[What you need to do] Quote all lines below exactly. Images stay out.

[Given information]
=====

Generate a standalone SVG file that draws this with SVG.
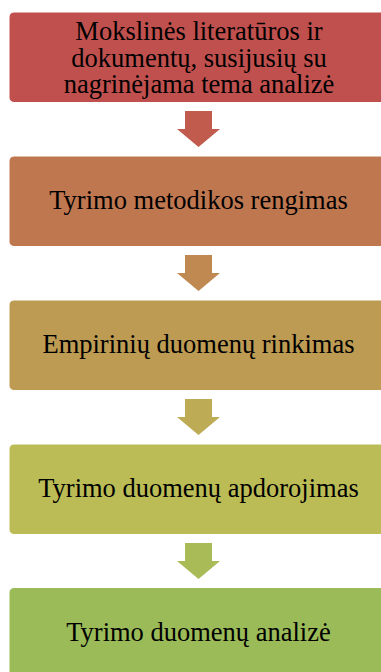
<svg xmlns="http://www.w3.org/2000/svg" width="381" height="672" viewBox="0 0 381 672">
<style>
.box{stroke:#ffffff;stroke-width:1}
.t{font-family:"Liberation Serif","Times New Roman",serif;font-size:26.5px;fill:#000000;text-anchor:middle}
</style>
<rect width="381" height="672" fill="#ffffff"/>
<g id="connectors">
<polygon points="185,111 212,111 212,129 220,129 198.5,147 177,129 185,129" fill="#C05B4E"/>
<polygon points="185,255 212,255 212,273 220,273 198.5,291 177,273 185,273" fill="#BF8951"/>
<polygon points="185,399 212,399 212,417 220,417 198.5,435 177,417 185,417" fill="#BDAC55"/>
<polygon points="185,543 212,543 212,561 220,561 198.5,579 177,561 185,561" fill="#A9BB57"/>
</g>
<g id="node1">
<rect class="box" x="9" y="12" width="380" height="90.5" rx="5" fill="#C0504D"/>
<text class="t"><tspan x="199" y="39.5">Mokslinės literatūros ir</tspan><tspan x="199" y="66.5">dokumentų, susijusių su</tspan><tspan x="199" y="93">nagrinėjama tema analizė</tspan></text>
</g>
<g id="node2">
<rect class="box" x="9" y="156" width="380" height="90.5" rx="5" fill="#BF7750"/>
<text class="t" x="198.5" y="209">Tyrimo metodikos rengimas</text>
</g>
<g id="node3">
<rect class="box" x="9" y="300" width="380" height="90.5" rx="5" fill="#BD9B53"/>
<text class="t" x="198.5" y="353">Empirinių duomenų rinkimas</text>
</g>
<g id="node4">
<rect class="box" x="9" y="444" width="380" height="90.5" rx="5" fill="#BCBC56"/>
<text class="t" x="198.5" y="497">Tyrimo duomenų apdorojimas</text>
</g>
<g id="node5">
<rect class="box" x="9" y="587.5" width="380" height="90.5" rx="5" fill="#9BBB59"/>
<text class="t" x="198.5" y="641">Tyrimo duomenų analizė</text>
</g>
</svg>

=====

[Solution for this exercise]
Generate a standalone SVG file that draws this with SVG.
<svg xmlns="http://www.w3.org/2000/svg" width="381" height="672" viewBox="0 0 381 672">
<style>
.box{stroke:#ffffff;stroke-width:1}
.t{font-family:"Liberation Serif","Times New Roman",serif;font-size:26.5px;fill:#000000;text-anchor:middle}
</style>
<rect width="381" height="672" fill="#ffffff"/>
<g id="connectors">
<polygon points="185,111 212,111 212,129 220,129 198.5,147 177,129 185,129" fill="#C05B4E"/>
<polygon points="185,255 212,255 212,273 220,273 198.5,291 177,273 185,273" fill="#BF8951"/>
<polygon points="185,399 212,399 212,417 220,417 198.5,435 177,417 185,417" fill="#BDAC55"/>
<polygon points="185,543 212,543 212,561 220,561 198.5,579 177,561 185,561" fill="#A9BB57"/>
</g>
<g id="node1">
<rect class="box" x="9" y="12" width="380" height="90.5" rx="5" fill="#C0504D"/>
<text class="t"><tspan x="199" y="39.5">Mokslinės literatūros ir</tspan><tspan x="199" y="66.5">dokumentų, susijusių su</tspan><tspan x="199" y="93">nagrinėjama tema analizė</tspan></text>
</g>
<g id="node2">
<rect class="box" x="9" y="156" width="380" height="90.5" rx="5" fill="#BF7750"/>
<text class="t" x="198.5" y="209">Tyrimo metodikos rengimas</text>
</g>
<g id="node3">
<rect class="box" x="9" y="300" width="380" height="90.5" rx="5" fill="#BD9B53"/>
<text class="t" x="198.5" y="353">Empirinių duomenų rinkimas</text>
</g>
<g id="node4">
<rect class="box" x="9" y="444" width="380" height="90.5" rx="5" fill="#BCBC56"/>
<text class="t" x="198.5" y="497">Tyrimo duomenų apdorojimas</text>
</g>
<g id="node5">
<rect class="box" x="9" y="587.5" width="380" height="90.5" rx="5" fill="#9BBB59"/>
<text class="t" x="198.5" y="641">Tyrimo duomenų analizė</text>
</g>
</svg>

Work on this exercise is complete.